また、苗木自体が高騰しているが、栽培家はそれに抵抗し、適正な価格になるようにしてもらいたい。ヨーロッパで適正価格の規制が必要だ。政府は、クローンの苗木の再栽培に、ヘクタールあたり8000から10000ユーロの補助金を出しているが、古来の希少種には何も手当がない。こうした姿勢も葡萄を消滅させる方向を進めている、というのがBerillon氏の主張です。

葡萄の苗木の問題は、RVF誌で時々、指摘されています。セパージュが多様性を失っていることも。ビオディナミは、葡萄の樹よりも土壌改善に取り組むということでは一つの対応策でしょうが、原因が複雑なので対応策も、それに応じて様々になるでしょうし、費用もかかりそうですね。ワインはますます高騰しそうです。 

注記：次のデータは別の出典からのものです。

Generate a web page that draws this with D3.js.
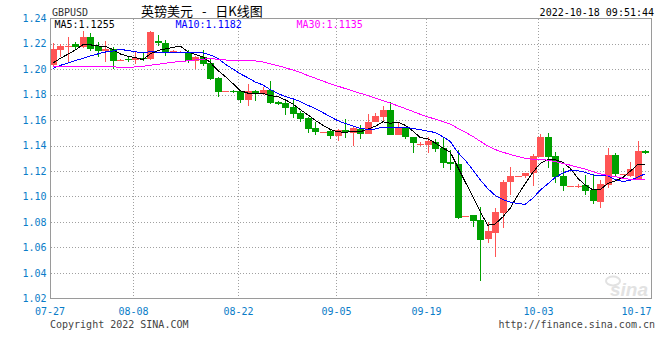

がらりと話が変わりますが、高騰と言えば、昨年秋にClos de Tartが、ラトゥールのオーナーでもあるFrancois Pinault氏によって買収されました。モメサンからの買収ですが、フランス革命後も細分化されなかったブルゴーニュ最大のモノポール畑ですね。所有者としては四代目になります。 

価格は7,53 haに対して2億5千万から2億8千万ユーロ、ヘクタールあたり3500万ユーロ、45億円となります。坪152万くらいです。私が住んでいる小金井市は坪128万なので、それより高い!ミュジニーでは平米5億を超えるらしいので、とんでもない数字です。